● Data block:
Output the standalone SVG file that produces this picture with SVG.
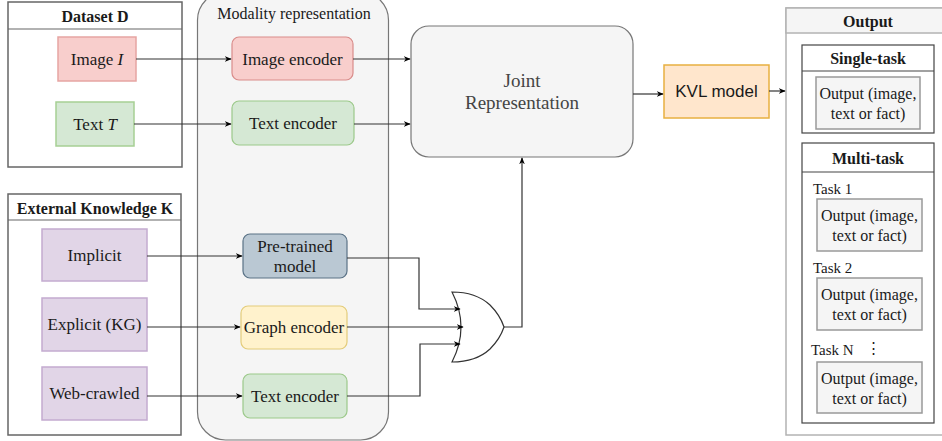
<svg xmlns="http://www.w3.org/2000/svg" width="942" height="441" viewBox="0 0 942 441">
<defs>
<marker id="ah" viewBox="0 0 10 10" refX="9" refY="5" markerWidth="7" markerHeight="7" orient="auto" markerUnits="userSpaceOnUse">
<path d="M0,1 L10,5 L0,9 L3,5 Z" fill="#000"/>
</marker>
<style>
text{font-family:"Liberation Serif","Times New Roman",serif;fill:#1a1a1a;text-anchor:middle;dominant-baseline:central}
.b{font-weight:bold;font-size:16px}
.l{font-size:17px}
.s{font-size:16px}
.t{font-size:15px;text-anchor:start}
.frame{fill:#fff;stroke:#666;stroke-width:1.5}
.line{stroke:#666;stroke-width:1.2}
.conn path{fill:none;stroke:#333;stroke-width:1.2}
.ob{fill:#f5f5f5;stroke:#999;stroke-width:1.5}
</style>
</defs>

<g id="modality">
<rect x="197.5" y="-8" width="191" height="448" rx="28" fill="#f5f5f5" stroke="#777" stroke-width="1.2"/>
<text class="s" x="294" y="13">Modality representation</text>
</g>

<g id="dataset">
<rect class="frame" x="8" y="2" width="174" height="165"/>
<line class="line" x1="8" y1="29" x2="182" y2="29"/>
<text class="b" x="95" y="16">Dataset D</text>
</g>
<g id="image">
<rect x="58" y="37" width="78" height="44" fill="#f8cecc" stroke="#e6a5a3" stroke-width="1.5"/>
<text class="l" x="97" y="59">Image <tspan font-style="italic">I</tspan></text>
</g>
<g id="text">
<rect x="56" y="102" width="78" height="44" fill="#d5e8d4" stroke="#a6cf94" stroke-width="1.5"/>
<text class="l" x="95" y="124">Text <tspan font-style="italic">T</tspan></text>
</g>

<g id="external">
<rect class="frame" x="8" y="194" width="173" height="241"/>
<line class="line" x1="8" y1="220" x2="181" y2="220"/>
<text class="b" x="95" y="208">External Knowledge K</text>
</g>
<g id="implicit">
<rect x="42" y="229" width="105" height="52" fill="#e1d5e7" stroke="#c3abd0" stroke-width="1.5"/>
<text class="l" x="94.5" y="255">Implicit</text>
</g>
<g id="explicit">
<rect x="42" y="298" width="105" height="53" fill="#e1d5e7" stroke="#c3abd0" stroke-width="1.5"/>
<text class="l" x="94.5" y="324.5">Explicit (KG)</text>
</g>
<g id="web">
<rect x="42" y="367" width="105" height="53" fill="#e1d5e7" stroke="#c3abd0" stroke-width="1.5"/>
<text class="l" x="94.5" y="393.5">Web-crawled</text>
</g>

<g id="imgenc">
<rect x="232" y="37" width="121" height="43" rx="7" fill="#f8cecc" stroke="#d98c8a" stroke-width="1.2"/>
<text class="l" x="292.5" y="59">Image encoder</text>
</g>
<g id="txtenc">
<rect x="232" y="101" width="122" height="44" rx="7" fill="#d5e8d4" stroke="#9cc98a" stroke-width="1.2"/>
<text class="l" x="293" y="123">Text encoder</text>
</g>
<g id="pretrained">
<rect x="243" y="234" width="104" height="44" rx="7" fill="#bac8d3" stroke="#5a7286" stroke-width="1.2"/>
<text class="l" x="295" y="246">Pre-trained</text>
<text class="l" x="295" y="266">model</text>
</g>
<g id="graphenc">
<rect x="241" y="306" width="106" height="43" rx="7" fill="#fff2cc" stroke="#e3cc7a" stroke-width="1.2"/>
<text class="l" x="294" y="327.5">Graph encoder</text>
</g>
<g id="txtenc2">
<rect x="243" y="374" width="104" height="44" rx="7" fill="#d5e8d4" stroke="#9cc98a" stroke-width="1.2"/>
<text class="l" x="295" y="396">Text encoder</text>
</g>

<g id="joint">
<rect x="411" y="26" width="222" height="131" rx="18" fill="#f5f5f5" stroke="#777" stroke-width="1.2"/>
<text x="522" y="80" style="font-size:19px;fill:#444">Joint</text>
<text x="522" y="102" style="font-size:19px;fill:#444">Representation</text>
</g>

<g id="orgate">
<path d="M452,292 Q476,292 490,305 Q500,315 504,327 Q500,339 490,349 Q476,362 452,362 Q470,327 452,292 Z" fill="#fff" stroke="#333" stroke-width="1.2"/>
</g>

<g id="kvl">
<rect x="664" y="65" width="105" height="53" fill="#ffe6cc" stroke="#e8b040" stroke-width="1.5"/>
<text x="716.5" y="91.5" style="font-family:'Liberation Sans',Arial,sans-serif;font-size:17px">KVL model</text>
</g>

<g id="output">
<rect x="786" y="8" width="160" height="427" fill="#fff" stroke="#b3b3b3" stroke-width="1.5"/>
<rect x="786" y="8" width="160" height="25" fill="#f5f5f5" stroke="#b3b3b3" stroke-width="1.5"/>
<text class="b" x="868" y="21">Output</text>
</g>
<g id="single">
<rect x="802" y="45" width="132" height="88" fill="#fff" stroke="#444" stroke-width="1.2"/>
<line x1="802" y1="71" x2="934" y2="71" stroke="#444" stroke-width="1.2"/>
<text class="b" x="868" y="58.5">Single-task</text>
<rect class="ob" x="816" y="77" width="104" height="52"/>
<text class="s" x="868" y="93">Output (image,</text>
<text class="s" x="868" y="113">text or fact)</text>
</g>
<g id="multi">
<rect x="802" y="143" width="132" height="280" fill="#fff" stroke="#444" stroke-width="1.2"/>
<line x1="802" y1="172" x2="934" y2="172" stroke="#444" stroke-width="1.2"/>
<text class="b" x="868" y="158">Multi-task</text>
<text class="t" x="813" y="189">Task 1</text>
<rect class="ob" x="817" y="199" width="105" height="52"/>
<text class="s" x="869.5" y="215">Output (image,</text>
<text class="s" x="869.5" y="235">text or fact)</text>
<text class="t" x="813" y="268">Task 2</text>
<rect class="ob" x="817" y="278" width="105" height="52"/>
<text class="s" x="869.5" y="294">Output (image,</text>
<text class="s" x="869.5" y="314">text or fact)</text>
<text class="t" x="811" y="350">Task N</text>
<text class="t" x="866" y="348">⋮</text>
<rect class="ob" x="817" y="362" width="105" height="51"/>
<text class="s" x="869.5" y="378">Output (image,</text>
<text class="s" x="869.5" y="398">text or fact)</text>
</g>

<g class="conn" id="connectors">
<path d="M136,59 H231" marker-end="url(#ah)"/>
<path d="M134,124 H231" marker-end="url(#ah)"/>
<path d="M147,256 H242" marker-end="url(#ah)"/>
<path d="M147,327 H240" marker-end="url(#ah)"/>
<path d="M147,396 H242" marker-end="url(#ah)"/>
<path d="M353,59 H410" marker-end="url(#ah)"/>
<path d="M354,124 H410" marker-end="url(#ah)"/>
<path d="M347,258 H419 V309 H460" marker-end="url(#ah)"/>
<path d="M347,327 H463" marker-end="url(#ah)"/>
<path d="M347,396 H420 V344 H460" marker-end="url(#ah)"/>
<path d="M504,327 H522 V158" marker-end="url(#ah)"/>
<path d="M633,94 H663" marker-end="url(#ah)"/>
<path d="M769,91 H785" marker-end="url(#ah)"/>
</g>
</svg>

● Brief: In this exercise, set down all of the data exactly, without the pictures.

● Solution to the problem:
Output the standalone SVG file that produces this picture with SVG.
<svg xmlns="http://www.w3.org/2000/svg" width="942" height="441" viewBox="0 0 942 441">
<defs>
<marker id="ah" viewBox="0 0 10 10" refX="9" refY="5" markerWidth="7" markerHeight="7" orient="auto" markerUnits="userSpaceOnUse">
<path d="M0,1 L10,5 L0,9 L3,5 Z" fill="#000"/>
</marker>
<style>
text{font-family:"Liberation Serif","Times New Roman",serif;fill:#1a1a1a;text-anchor:middle;dominant-baseline:central}
.b{font-weight:bold;font-size:16px}
.l{font-size:17px}
.s{font-size:16px}
.t{font-size:15px;text-anchor:start}
.frame{fill:#fff;stroke:#666;stroke-width:1.5}
.line{stroke:#666;stroke-width:1.2}
.conn path{fill:none;stroke:#333;stroke-width:1.2}
.ob{fill:#f5f5f5;stroke:#999;stroke-width:1.5}
</style>
</defs>

<g id="modality">
<rect x="197.5" y="-8" width="191" height="448" rx="28" fill="#f5f5f5" stroke="#777" stroke-width="1.2"/>
<text class="s" x="294" y="13">Modality representation</text>
</g>

<g id="dataset">
<rect class="frame" x="8" y="2" width="174" height="165"/>
<line class="line" x1="8" y1="29" x2="182" y2="29"/>
<text class="b" x="95" y="16">Dataset D</text>
</g>
<g id="image">
<rect x="58" y="37" width="78" height="44" fill="#f8cecc" stroke="#e6a5a3" stroke-width="1.5"/>
<text class="l" x="97" y="59">Image <tspan font-style="italic">I</tspan></text>
</g>
<g id="text">
<rect x="56" y="102" width="78" height="44" fill="#d5e8d4" stroke="#a6cf94" stroke-width="1.5"/>
<text class="l" x="95" y="124">Text <tspan font-style="italic">T</tspan></text>
</g>

<g id="external">
<rect class="frame" x="8" y="194" width="173" height="241"/>
<line class="line" x1="8" y1="220" x2="181" y2="220"/>
<text class="b" x="95" y="208">External Knowledge K</text>
</g>
<g id="implicit">
<rect x="42" y="229" width="105" height="52" fill="#e1d5e7" stroke="#c3abd0" stroke-width="1.5"/>
<text class="l" x="94.5" y="255">Implicit</text>
</g>
<g id="explicit">
<rect x="42" y="298" width="105" height="53" fill="#e1d5e7" stroke="#c3abd0" stroke-width="1.5"/>
<text class="l" x="94.5" y="324.5">Explicit (KG)</text>
</g>
<g id="web">
<rect x="42" y="367" width="105" height="53" fill="#e1d5e7" stroke="#c3abd0" stroke-width="1.5"/>
<text class="l" x="94.5" y="393.5">Web-crawled</text>
</g>

<g id="imgenc">
<rect x="232" y="37" width="121" height="43" rx="7" fill="#f8cecc" stroke="#d98c8a" stroke-width="1.2"/>
<text class="l" x="292.5" y="59">Image encoder</text>
</g>
<g id="txtenc">
<rect x="232" y="101" width="122" height="44" rx="7" fill="#d5e8d4" stroke="#9cc98a" stroke-width="1.2"/>
<text class="l" x="293" y="123">Text encoder</text>
</g>
<g id="pretrained">
<rect x="243" y="234" width="104" height="44" rx="7" fill="#bac8d3" stroke="#5a7286" stroke-width="1.2"/>
<text class="l" x="295" y="246">Pre-trained</text>
<text class="l" x="295" y="266">model</text>
</g>
<g id="graphenc">
<rect x="241" y="306" width="106" height="43" rx="7" fill="#fff2cc" stroke="#e3cc7a" stroke-width="1.2"/>
<text class="l" x="294" y="327.5">Graph encoder</text>
</g>
<g id="txtenc2">
<rect x="243" y="374" width="104" height="44" rx="7" fill="#d5e8d4" stroke="#9cc98a" stroke-width="1.2"/>
<text class="l" x="295" y="396">Text encoder</text>
</g>

<g id="joint">
<rect x="411" y="26" width="222" height="131" rx="18" fill="#f5f5f5" stroke="#777" stroke-width="1.2"/>
<text x="522" y="80" style="font-size:19px;fill:#444">Joint</text>
<text x="522" y="102" style="font-size:19px;fill:#444">Representation</text>
</g>

<g id="orgate">
<path d="M452,292 Q476,292 490,305 Q500,315 504,327 Q500,339 490,349 Q476,362 452,362 Q470,327 452,292 Z" fill="#fff" stroke="#333" stroke-width="1.2"/>
</g>

<g id="kvl">
<rect x="664" y="65" width="105" height="53" fill="#ffe6cc" stroke="#e8b040" stroke-width="1.5"/>
<text x="716.5" y="91.5" style="font-family:'Liberation Sans',Arial,sans-serif;font-size:17px">KVL model</text>
</g>

<g id="output">
<rect x="786" y="8" width="160" height="427" fill="#fff" stroke="#b3b3b3" stroke-width="1.5"/>
<rect x="786" y="8" width="160" height="25" fill="#f5f5f5" stroke="#b3b3b3" stroke-width="1.5"/>
<text class="b" x="868" y="21">Output</text>
</g>
<g id="single">
<rect x="802" y="45" width="132" height="88" fill="#fff" stroke="#444" stroke-width="1.2"/>
<line x1="802" y1="71" x2="934" y2="71" stroke="#444" stroke-width="1.2"/>
<text class="b" x="868" y="58.5">Single-task</text>
<rect class="ob" x="816" y="77" width="104" height="52"/>
<text class="s" x="868" y="93">Output (image,</text>
<text class="s" x="868" y="113">text or fact)</text>
</g>
<g id="multi">
<rect x="802" y="143" width="132" height="280" fill="#fff" stroke="#444" stroke-width="1.2"/>
<line x1="802" y1="172" x2="934" y2="172" stroke="#444" stroke-width="1.2"/>
<text class="b" x="868" y="158">Multi-task</text>
<text class="t" x="813" y="189">Task 1</text>
<rect class="ob" x="817" y="199" width="105" height="52"/>
<text class="s" x="869.5" y="215">Output (image,</text>
<text class="s" x="869.5" y="235">text or fact)</text>
<text class="t" x="813" y="268">Task 2</text>
<rect class="ob" x="817" y="278" width="105" height="52"/>
<text class="s" x="869.5" y="294">Output (image,</text>
<text class="s" x="869.5" y="314">text or fact)</text>
<text class="t" x="811" y="350">Task N</text>
<text class="t" x="866" y="348">⋮</text>
<rect class="ob" x="817" y="362" width="105" height="51"/>
<text class="s" x="869.5" y="378">Output (image,</text>
<text class="s" x="869.5" y="398">text or fact)</text>
</g>

<g class="conn" id="connectors">
<path d="M136,59 H231" marker-end="url(#ah)"/>
<path d="M134,124 H231" marker-end="url(#ah)"/>
<path d="M147,256 H242" marker-end="url(#ah)"/>
<path d="M147,327 H240" marker-end="url(#ah)"/>
<path d="M147,396 H242" marker-end="url(#ah)"/>
<path d="M353,59 H410" marker-end="url(#ah)"/>
<path d="M354,124 H410" marker-end="url(#ah)"/>
<path d="M347,258 H419 V309 H460" marker-end="url(#ah)"/>
<path d="M347,327 H463" marker-end="url(#ah)"/>
<path d="M347,396 H420 V344 H460" marker-end="url(#ah)"/>
<path d="M504,327 H522 V158" marker-end="url(#ah)"/>
<path d="M633,94 H663" marker-end="url(#ah)"/>
<path d="M769,91 H785" marker-end="url(#ah)"/>
</g>
</svg>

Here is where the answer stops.